Skip any picture you find and retype all the remaining lines exactly.
━━━━━ Provided material
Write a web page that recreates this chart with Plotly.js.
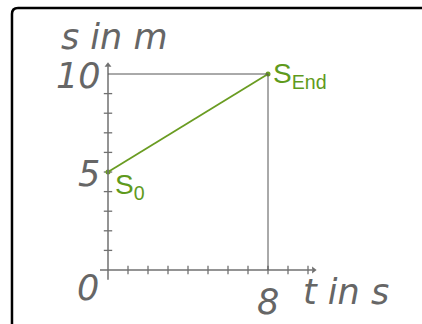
<!DOCTYPE html>
<html>
<head>
<meta charset="utf-8">
<script src="https://cdn.plot.ly/plotly-3.0.1.min.js"></script>
<style>html,body{margin:0;padding:0;background:#fff;overflow:hidden;}#chart{width:422px;height:324px;}</style>
</head>
<body>
<div id="chart"></div>
<script>
// Data
const times = [0, 8];            // t in s
const positions = [5, 10];       // s in m
const xTickValues = [1, 2, 3, 4, 5, 6, 7, 8, 9, 10];
const yTickValues = [1, 2, 3, 4, 5, 6, 7, 8, 9];
const yTickLabels = ["10", "5"];
const yTickLabelValues = [10, 5];
const originLabel = "0";
const xTickLabel = "8";
const xTickLabelValue = 8;
const startLabel = "S<sub>0</sub>";
const endLabel = "S<sub>End</sub>";
const yAxisTitle = "s in m";
const xAxisTitle = "t in s";

const gray = '#666666';
const axisGray = '#707070';
const green = '#6a9c22';
const greenText = '#5f9a1c';
const grayFont = {family: 'DejaVu Sans', size: 35, color: gray, style: 'italic'};
const greenFont = {family: 'Liberation Sans, Arial', size: 28, color: greenText};

const tEnd = times[times.length - 1];
const sEnd = positions[positions.length - 1];
const sStart = positions[0];

const traces = [
  {x: yTickValues.map(() => 0), y: yTickValues, mode: 'markers', hoverinfo: 'skip',
   marker: {symbol: 'line-ew', size: 6, line: {width: 1.3, color: axisGray}}},
  {x: xTickValues, y: xTickValues.map(() => 0), mode: 'markers', hoverinfo: 'skip',
   marker: {symbol: 'line-ns', size: 6, line: {width: 1.3, color: axisGray}}},
  {x: [0], y: [10.45], mode: 'markers', hoverinfo: 'skip',
   marker: {symbol: 'triangle-up', size: 6, color: axisGray}},
  {x: [10.28], y: [0], mode: 'markers', hoverinfo: 'skip',
   marker: {symbol: 'triangle-right', size: 6, color: axisGray}},
  {x: times, y: positions, mode: 'lines+markers', hoverinfo: 'skip',
   line: {color: green, width: 1.8}, marker: {color: green, size: 5}}
];

const shapes = [
  // frame: top and left edges, cropped at right and bottom
  {type: 'line', xref: 'paper', yref: 'paper', x0: 0.0426, x1: 1.0, y0: 0.9753, y1: 0.9753,
   line: {color: '#000', width: 2.5}},
  {type: 'line', xref: 'paper', yref: 'paper', x0: 0.0284, x1: 0.0284, y0: 0.0, y1: 0.9568,
   line: {color: '#000', width: 2.5}},
  {type: 'path', xref: 'paper', yref: 'paper',
   path: 'M 0.0284,0.9568 Q 0.0284,0.9753 0.0426,0.9753',
   line: {color: '#000', width: 2.5}},
  // axes
  {type: 'line', xref: 'x', yref: 'y', x0: 0, x1: 0, y0: -0.5, y1: 10.4, line: {color: axisGray, width: 1.5}},
  {type: 'line', xref: 'x', yref: 'y', x0: -0.4, x1: 10.2, y0: 0, y1: 0, line: {color: axisGray, width: 1.5}},
  // guide lines
  {type: 'line', xref: 'x', yref: 'y', x0: 0, x1: tEnd, y0: sEnd, y1: sEnd, line: {color: '#555', width: 1}},
  {type: 'line', xref: 'x', yref: 'y', x0: tEnd, x1: tEnd, y0: 0, y1: sEnd, line: {color: '#555', width: 1}}
];

const annotations = [
  {x: 0.3, y: 11.9, text: yAxisTitle, xanchor: 'center', yanchor: 'middle', font: grayFont},
  {x: 11.9, y: -1.12, text: xAxisTitle, xanchor: 'center', yanchor: 'middle', font: grayFont},
  {x: -0.3, y: yTickLabelValues[0] - 0.1, text: yTickLabels[0], xanchor: 'right', yanchor: 'middle', font: grayFont},
  {x: -0.35, y: yTickLabelValues[1] - 0.1, text: yTickLabels[1], xanchor: 'right', yanchor: 'middle', font: grayFont},
  {x: -0.4, y: -0.92, text: originLabel, xanchor: 'right', yanchor: 'middle', font: grayFont},
  {x: xTickLabelValue, y: -1.63, text: xTickLabel, xanchor: 'center', yanchor: 'middle', font: grayFont},
  {x: 0.3, y: sStart - 0.75, text: startLabel, xanchor: 'left', yanchor: 'middle', font: greenFont},
  {x: tEnd + 0.2, y: sEnd - 0.1, text: endLabel, xanchor: 'left', yanchor: 'middle', font: greenFont}
].map(a => Object.assign({xref: 'x', yref: 'y', showarrow: false, borderpad: 0}, a));

const layout = {
  width: 422, height: 324,
  margin: {l: 0, r: 0, t: 0, b: 0, pad: 0},
  paper_bgcolor: '#fff', plot_bgcolor: '#fff',
  showlegend: false,
  xaxis: {range: [-5.4, 15.7], visible: false, fixedrange: true},
  yaxis: {range: [-2.755, 13.776], visible: false, fixedrange: true},
  shapes: shapes,
  annotations: annotations
};

Plotly.newPlot('chart', traces, layout, {staticPlot: true, displayModeBar: false});
</script>
</body>
</html>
━━━━━━━━━━
> [Written answer]:
Write a web page that recreates this chart with Plotly.js.
<!DOCTYPE html>
<html>
<head>
<meta charset="utf-8">
<script src="https://cdn.plot.ly/plotly-3.0.1.min.js"></script>
<style>html,body{margin:0;padding:0;background:#fff;overflow:hidden;}#chart{width:422px;height:324px;}</style>
</head>
<body>
<div id="chart"></div>
<script>
// Data
const times = [0, 8];            // t in s
const positions = [5, 10];       // s in m
const xTickValues = [1, 2, 3, 4, 5, 6, 7, 8, 9, 10];
const yTickValues = [1, 2, 3, 4, 5, 6, 7, 8, 9];
const yTickLabels = ["10", "5"];
const yTickLabelValues = [10, 5];
const originLabel = "0";
const xTickLabel = "8";
const xTickLabelValue = 8;
const startLabel = "S<sub>0</sub>";
const endLabel = "S<sub>End</sub>";
const yAxisTitle = "s in m";
const xAxisTitle = "t in s";

const gray = '#666666';
const axisGray = '#707070';
const green = '#6a9c22';
const greenText = '#5f9a1c';
const grayFont = {family: 'DejaVu Sans', size: 35, color: gray, style: 'italic'};
const greenFont = {family: 'Liberation Sans, Arial', size: 28, color: greenText};

const tEnd = times[times.length - 1];
const sEnd = positions[positions.length - 1];
const sStart = positions[0];

const traces = [
  {x: yTickValues.map(() => 0), y: yTickValues, mode: 'markers', hoverinfo: 'skip',
   marker: {symbol: 'line-ew', size: 6, line: {width: 1.3, color: axisGray}}},
  {x: xTickValues, y: xTickValues.map(() => 0), mode: 'markers', hoverinfo: 'skip',
   marker: {symbol: 'line-ns', size: 6, line: {width: 1.3, color: axisGray}}},
  {x: [0], y: [10.45], mode: 'markers', hoverinfo: 'skip',
   marker: {symbol: 'triangle-up', size: 6, color: axisGray}},
  {x: [10.28], y: [0], mode: 'markers', hoverinfo: 'skip',
   marker: {symbol: 'triangle-right', size: 6, color: axisGray}},
  {x: times, y: positions, mode: 'lines+markers', hoverinfo: 'skip',
   line: {color: green, width: 1.8}, marker: {color: green, size: 5}}
];

const shapes = [
  // frame: top and left edges, cropped at right and bottom
  {type: 'line', xref: 'paper', yref: 'paper', x0: 0.0426, x1: 1.0, y0: 0.9753, y1: 0.9753,
   line: {color: '#000', width: 2.5}},
  {type: 'line', xref: 'paper', yref: 'paper', x0: 0.0284, x1: 0.0284, y0: 0.0, y1: 0.9568,
   line: {color: '#000', width: 2.5}},
  {type: 'path', xref: 'paper', yref: 'paper',
   path: 'M 0.0284,0.9568 Q 0.0284,0.9753 0.0426,0.9753',
   line: {color: '#000', width: 2.5}},
  // axes
  {type: 'line', xref: 'x', yref: 'y', x0: 0, x1: 0, y0: -0.5, y1: 10.4, line: {color: axisGray, width: 1.5}},
  {type: 'line', xref: 'x', yref: 'y', x0: -0.4, x1: 10.2, y0: 0, y1: 0, line: {color: axisGray, width: 1.5}},
  // guide lines
  {type: 'line', xref: 'x', yref: 'y', x0: 0, x1: tEnd, y0: sEnd, y1: sEnd, line: {color: '#555', width: 1}},
  {type: 'line', xref: 'x', yref: 'y', x0: tEnd, x1: tEnd, y0: 0, y1: sEnd, line: {color: '#555', width: 1}}
];

const annotations = [
  {x: 0.3, y: 11.9, text: yAxisTitle, xanchor: 'center', yanchor: 'middle', font: grayFont},
  {x: 11.9, y: -1.12, text: xAxisTitle, xanchor: 'center', yanchor: 'middle', font: grayFont},
  {x: -0.3, y: yTickLabelValues[0] - 0.1, text: yTickLabels[0], xanchor: 'right', yanchor: 'middle', font: grayFont},
  {x: -0.35, y: yTickLabelValues[1] - 0.1, text: yTickLabels[1], xanchor: 'right', yanchor: 'middle', font: grayFont},
  {x: -0.4, y: -0.92, text: originLabel, xanchor: 'right', yanchor: 'middle', font: grayFont},
  {x: xTickLabelValue, y: -1.63, text: xTickLabel, xanchor: 'center', yanchor: 'middle', font: grayFont},
  {x: 0.3, y: sStart - 0.75, text: startLabel, xanchor: 'left', yanchor: 'middle', font: greenFont},
  {x: tEnd + 0.2, y: sEnd - 0.1, text: endLabel, xanchor: 'left', yanchor: 'middle', font: greenFont}
].map(a => Object.assign({xref: 'x', yref: 'y', showarrow: false, borderpad: 0}, a));

const layout = {
  width: 422, height: 324,
  margin: {l: 0, r: 0, t: 0, b: 0, pad: 0},
  paper_bgcolor: '#fff', plot_bgcolor: '#fff',
  showlegend: false,
  xaxis: {range: [-5.4, 15.7], visible: false, fixedrange: true},
  yaxis: {range: [-2.755, 13.776], visible: false, fixedrange: true},
  shapes: shapes,
  annotations: annotations
};

Plotly.newPlot('chart', traces, layout, {staticPlot: true, displayModeBar: false});
</script>
</body>
</html>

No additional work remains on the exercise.